— Start DATASET CONTENT —

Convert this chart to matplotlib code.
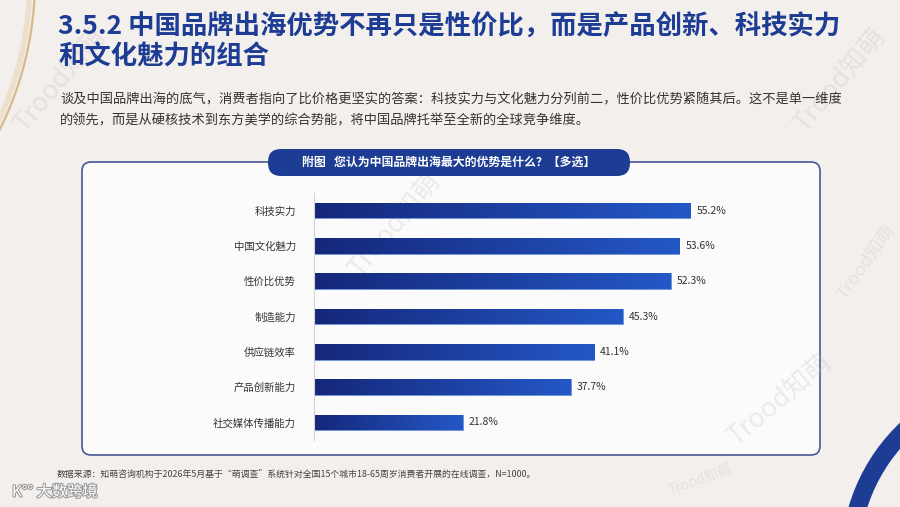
import matplotlib

matplotlib.use("Agg")

import numpy as np
import matplotlib.pyplot as plt
import matplotlib.patheffects as pe
from matplotlib.patches import FancyBboxPatch, Arc
from matplotlib.colors import LinearSegmentedColormap

plt.rcParams["font.family"] = ["Noto Sans CJK SC", "DejaVu Sans"]

# data
categories = ["科技实力", "中国文化魅力", "性价比优势", "制造能力", "供应链效率", "产品创新能力", "社交媒体传播能力"]
values = [55.2, 53.6, 52.3, 45.3, 41.1, 37.7, 21.8]

TITLE = "3.5.2 中国品牌出海优势不再只是性价比，而是产品创新、科技实力\n和文化魅力的组合"
SUB1 = "谈及中国品牌出海的底气，消费者指向了比价格更坚实的答案：科技实力与文化魅力分列前二，性价比优势紧随其后。这不是单一维度"
SUB2 = "的领先，而是从硬核技术到东方美学的综合势能，将中国品牌托举至全新的全球竞争维度。"
PILL = "附图   您认为中国品牌出海最大的优势是什么？【多选】"
SOURCE = "数据来源：知萌咨询机构于2026年5月基于“萌调查”系统针对全国15个城市18-65周岁消费者开展的在线调查，N=1000。"

BG = "#f3efed"
NAVY = "#1d3c94"
TEXT = "#333333"
W, H = 900, 507

fig = plt.figure(figsize=(W / 100, H / 100), dpi=100, facecolor=BG)

# background / decoration layer in pixel coords
bg = fig.add_axes([0, 0, 1, 1])
bg.set_xlim(0, W)
bg.set_ylim(H, 0)
bg.axis("off")

# gold arc top-left
bg.add_patch(Arc((-300, -20), 670, 670, theta1=-5, theta2=32, color="#d8b988", lw=1.6, zorder=1))
bg.add_patch(Arc((-300, -20), 660, 660, theta1=-5, theta2=32, color="#ece0cc", lw=4, zorder=0.9))
# navy crescent bottom-right
bg.add_patch(Arc((1030, 560), 360, 360, theta1=190, theta2=240, color=NAVY, lw=13, zorder=1))

# faint watermarks (over panel, under bars)
for (wx, wy, rot, fs) in [(395, 225, 50, 19), (60, 80, 50, 19), (840, 80, 50, 19),
                          (780, 400, 40, 19), (866, 262, 55, 13), (700, 480, 20, 10)]:
    bg.text(wx, wy, "Trood知萌", fontsize=fs, color="#c9c2bf", alpha=0.3, rotation=rot,
            ha="center", va="center", zorder=2.5)

# title and intro
bg.text(58, 42, TITLE, fontsize=19, fontweight="bold", color=NAVY, va="center",
        linespacing=1.12, zorder=3)
bg.text(60, 100, SUB1, fontsize=9.5, color=TEXT, va="center", zorder=3)
bg.text(60, 121, SUB2, fontsize=9.5, color=TEXT, va="center", zorder=3)

# chart panel
bg.add_patch(FancyBboxPatch((82, 162), 738, 293, boxstyle="round,pad=0,rounding_size=9",
                            fc="#fcfbfb", ec="#4a5694", lw=1.2, zorder=2))
bg.add_patch(FancyBboxPatch((268, 149), 362, 27, boxstyle="round,pad=0,rounding_size=13",
                            fc=NAVY, ec="none", zorder=3))
bg.text(449, 162.5, PILL, fontsize=8.6, fontweight="bold", color="white",
        ha="center", va="center", zorder=4)

# source + logo
bg.text(57, 475, SOURCE, fontsize=6.4, color="#444444", va="center", zorder=3)
bg.text(12, 492, "K°° 大数跨境", fontsize=11, color="white", va="center", zorder=3,
        path_effects=[pe.withStroke(linewidth=1.5, foreground="#9a9a9a")])

# bar chart
ax = fig.add_axes([314 / W, 67 / H, 409 / W, 247 / H])
ax.set_facecolor("none")
y = np.arange(len(categories))
bars = ax.barh(y, values, height=0.44, color=NAVY, edgecolor="#6e96e0", lw=0.6, zorder=2)
ax.set_xlim(0, 60)
ax.set_ylim(len(categories) - 0.5, -0.5)

cmap = LinearSegmentedColormap.from_list("bar", ["#15277a", "#2458c6"])
grad = np.linspace(0, 1, 256).reshape(1, -1)
for b in bars:
    x0, y0 = b.get_x(), b.get_y()
    im = ax.imshow(grad, cmap=cmap, aspect="auto", zorder=2.5,
                   extent=[x0, x0 + b.get_width(), y0 + b.get_height(), y0])
    im.set_clip_path(b)

for yi, v in zip(y, values):
    ax.text(v + 0.9, yi, f"{v:.1f}%", fontsize=7.5, color=TEXT, va="center", zorder=3)

ax.set_yticks(y)
ax.set_yticklabels(categories, fontsize=7.5, color=TEXT)
ax.tick_params(axis="y", length=0, pad=13)
ax.set_xticks([])
for s in ("top", "right", "bottom"):
    ax.spines[s].set_visible(False)
ax.spines["left"].set_color("#d4d4d4")
ax.spines["left"].set_linewidth(0.8)

fig.savefig("out.png", dpi=100, facecolor=BG)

— End DATASET CONTENT —

• _REQUIRED WORK_: Repeat the lines of the listing above verbatim, beginning at its first line and ending at the line containing "color=NAVY, lw=13, zorder=1))", which is included. Omit pictures.

• _THE ANSWER_:
Convert this chart to matplotlib code.
import matplotlib

matplotlib.use("Agg")

import numpy as np
import matplotlib.pyplot as plt
import matplotlib.patheffects as pe
from matplotlib.patches import FancyBboxPatch, Arc
from matplotlib.colors import LinearSegmentedColormap

plt.rcParams["font.family"] = ["Noto Sans CJK SC", "DejaVu Sans"]

# data
categories = ["科技实力", "中国文化魅力", "性价比优势", "制造能力", "供应链效率", "产品创新能力", "社交媒体传播能力"]
values = [55.2, 53.6, 52.3, 45.3, 41.1, 37.7, 21.8]

TITLE = "3.5.2 中国品牌出海优势不再只是性价比，而是产品创新、科技实力\n和文化魅力的组合"
SUB1 = "谈及中国品牌出海的底气，消费者指向了比价格更坚实的答案：科技实力与文化魅力分列前二，性价比优势紧随其后。这不是单一维度"
SUB2 = "的领先，而是从硬核技术到东方美学的综合势能，将中国品牌托举至全新的全球竞争维度。"
PILL = "附图   您认为中国品牌出海最大的优势是什么？【多选】"
SOURCE = "数据来源：知萌咨询机构于2026年5月基于“萌调查”系统针对全国15个城市18-65周岁消费者开展的在线调查，N=1000。"

BG = "#f3efed"
NAVY = "#1d3c94"
TEXT = "#333333"
W, H = 900, 507

fig = plt.figure(figsize=(W / 100, H / 100), dpi=100, facecolor=BG)

# background / decoration layer in pixel coords
bg = fig.add_axes([0, 0, 1, 1])
bg.set_xlim(0, W)
bg.set_ylim(H, 0)
bg.axis("off")

# gold arc top-left
bg.add_patch(Arc((-300, -20), 670, 670, theta1=-5, theta2=32, color="#d8b988", lw=1.6, zorder=1))
bg.add_patch(Arc((-300, -20), 660, 660, theta1=-5, theta2=32, color="#ece0cc", lw=4, zorder=0.9))
# navy crescent bottom-right
bg.add_patch(Arc((1030, 560), 360, 360, theta1=190, theta2=240, color=NAVY, lw=13, zorder=1))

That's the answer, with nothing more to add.